The Human Relations Commission (the HRC) is authorized under Article 49B, Annotated Code of Maryland, to adjudicate cases involving alleged discrimination. Its jurisdiction covers employment situations, as well as discrimination in housing and public accommodations, and relates to improper actions based on race, color, sex, religion, national origin, and marital or handicapped status. In addition to those involved in housing and public accommodations, any person employing 15 or more persons is potentially subject to HRC's authority. The Hearing Examiner indicates that most respondents are represented by counsel; complainants are represented by HRC staff.

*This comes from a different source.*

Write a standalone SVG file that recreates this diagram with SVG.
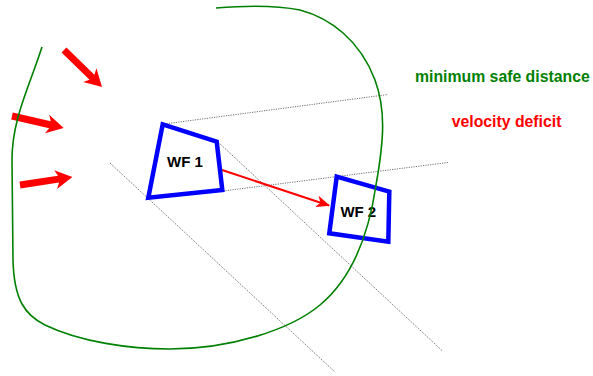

The HRC action involves a two-stage process beginning with a preliminary investigation and conciliation phase. Only if there has been a determination of probable cause and conciliation has failed is a case certified by the Chief Counsel to the Office of the Hearing Examiner for a public hearing. The Chief Hearing Examiner either assigns the case to himself or the other Hearing Examiner. He states that, though he has administrative personnel authority over the other hearing examiner, he does not in any way supervise or control her activities regarding a case once it is assigned to her. HRC hearing examiners conduct adjudicatory hearings, make findings of fact and draw conclusions of law in cases assigned to them. They issue "provisional" orders, which become final orders of the HRC in 30 days unless appealed. Appeal of a provisional order is to a panel of HRC members. The Hearing Examiner indicates that the hearing process takes approximately 4 months from the time of certification of a case for public hearing. He states that 2% or fewer of the cases involve labor issues that could go to arbitration, and that they seldom involve union participation.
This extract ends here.